Take as an example this bit from "Little Rodney," where our narrator is trying to get his neighbor's attention:
I had, on a few occasions, tried to ask Carla out dates. It would go something like this:
"Hi, Carla. That's nice work you're doing on that car."
And she would say, "Thanks a lot."
Then I'd say, "Hey, how would you like to get something to eat with me?"
"Yeah, well, see," she'd say, "I've kind of given up eating solid foods. I'm trying to get away from all that these days."
However, Bradford is most often praised for his characters, loopy oddballs that
bring to mind Denis Johnson's more affable eccentrics. His fondness for
mutants and misfits — these stories include a roommate that looks like
a cat, a boy who is both deaf and blind, a woman in an iron lung, a tiny
man the size of a muskrat, and a number of three-legged dogs — has even
earned him comparison to Flannery O'Conner.
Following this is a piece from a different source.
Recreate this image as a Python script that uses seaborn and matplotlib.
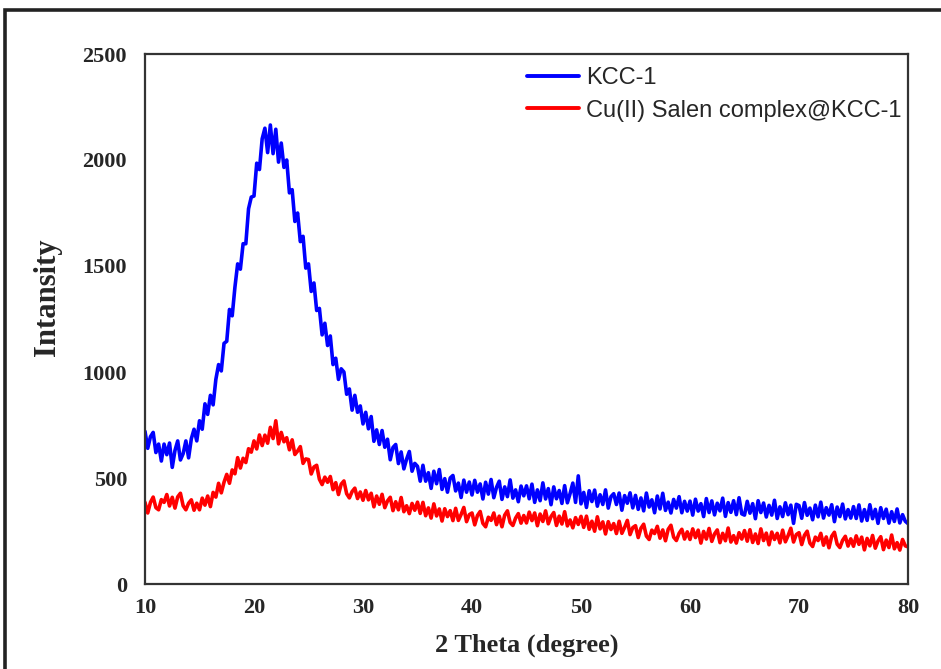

Yet, such comparisons are misleading. Dogwalker owes
far more to the quirky anecdotes heard on NPR than to Catholic O'Connor's
gothic tales of faith and alienation. And Bradford's charming drifters
don't evoke the pathos of, say, the narrator of Jesus' Son. In fact, these stories are too optimistic, they resolve too neatly, to evoke much pathos at all. If Dogwalker is any indication, Arthur Bradford simply isn't that ambitious.
Bradford's obsession with dogs is fitting. Like a good mutt, his meandering
narratives are good-natured, playful, and eminently likable. Like our
canine friends, though, that's really all they have to offer. For those
who would respond, "Isn't that enough," I can only answer, "Not
for this reader." Maybe I'm just a cat person.